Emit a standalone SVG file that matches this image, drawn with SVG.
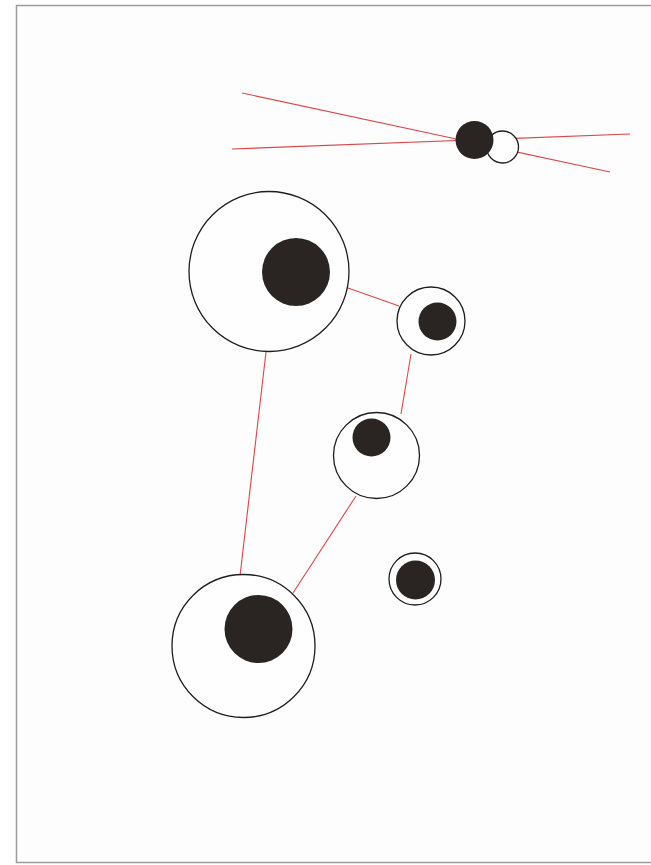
<svg xmlns="http://www.w3.org/2000/svg" width="651" height="865" viewBox="0 0 651 865">
<defs>
<style>
.ring{fill:#fefefe;stroke:#1e1e1e;stroke-width:1.3}
.core{fill:#2a2523}
.link{stroke:#d9464a;stroke-width:1.1;fill:none}
</style>
</defs>
<rect x="0" y="0" width="651" height="865" fill="#ffffff"/>
<rect x="16.5" y="5.5" width="660" height="857" fill="#fdfdfd" stroke="#9c9c9c" stroke-width="1.5"/>
<g id="connectors">
<line class="link" x1="242" y1="93" x2="610" y2="172"/>
<line class="link" x1="232" y1="149" x2="630" y2="134"/>
<line class="link" x1="348" y1="288" x2="399" y2="306"/>
<line class="link" x1="266" y1="352" x2="240" y2="576"/>
<line class="link" x1="411" y1="354" x2="401" y2="414"/>
<line class="link" x1="356" y1="496" x2="293" y2="593"/>
</g>
<g id="n0">
<circle class="ring" cx="502.5" cy="147" r="16"/>
<circle class="core" cx="474.5" cy="140" r="19"/>
</g>
<g id="n1">
<circle class="ring" cx="269" cy="271.5" r="80"/>
<circle class="core" cx="296" cy="272" r="34"/>
</g>
<g id="n2">
<circle class="ring" cx="431" cy="321" r="34"/>
<circle class="core" cx="437.5" cy="321.5" r="19"/>
</g>
<g id="n3">
<circle class="ring" cx="376.5" cy="455.5" r="43"/>
<circle class="core" cx="371.5" cy="437.5" r="19"/>
</g>
<g id="n4">
<circle class="ring" cx="415" cy="579" r="26"/>
<circle class="core" cx="415.5" cy="580" r="19.5"/>
</g>
<g id="n5">
<circle class="ring" cx="243.5" cy="646" r="71.5"/>
<circle class="core" cx="258.5" cy="629" r="34"/>
</g>
</svg>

▶ WRITTEN TASK
Without the images, write out each line of the data verbatim.

▶ FULL OUTPUT
Emit a standalone SVG file that matches this image, drawn with SVG.
<svg xmlns="http://www.w3.org/2000/svg" width="651" height="865" viewBox="0 0 651 865">
<defs>
<style>
.ring{fill:#fefefe;stroke:#1e1e1e;stroke-width:1.3}
.core{fill:#2a2523}
.link{stroke:#d9464a;stroke-width:1.1;fill:none}
</style>
</defs>
<rect x="0" y="0" width="651" height="865" fill="#ffffff"/>
<rect x="16.5" y="5.5" width="660" height="857" fill="#fdfdfd" stroke="#9c9c9c" stroke-width="1.5"/>
<g id="connectors">
<line class="link" x1="242" y1="93" x2="610" y2="172"/>
<line class="link" x1="232" y1="149" x2="630" y2="134"/>
<line class="link" x1="348" y1="288" x2="399" y2="306"/>
<line class="link" x1="266" y1="352" x2="240" y2="576"/>
<line class="link" x1="411" y1="354" x2="401" y2="414"/>
<line class="link" x1="356" y1="496" x2="293" y2="593"/>
</g>
<g id="n0">
<circle class="ring" cx="502.5" cy="147" r="16"/>
<circle class="core" cx="474.5" cy="140" r="19"/>
</g>
<g id="n1">
<circle class="ring" cx="269" cy="271.5" r="80"/>
<circle class="core" cx="296" cy="272" r="34"/>
</g>
<g id="n2">
<circle class="ring" cx="431" cy="321" r="34"/>
<circle class="core" cx="437.5" cy="321.5" r="19"/>
</g>
<g id="n3">
<circle class="ring" cx="376.5" cy="455.5" r="43"/>
<circle class="core" cx="371.5" cy="437.5" r="19"/>
</g>
<g id="n4">
<circle class="ring" cx="415" cy="579" r="26"/>
<circle class="core" cx="415.5" cy="580" r="19.5"/>
</g>
<g id="n5">
<circle class="ring" cx="243.5" cy="646" r="71.5"/>
<circle class="core" cx="258.5" cy="629" r="34"/>
</g>
</svg>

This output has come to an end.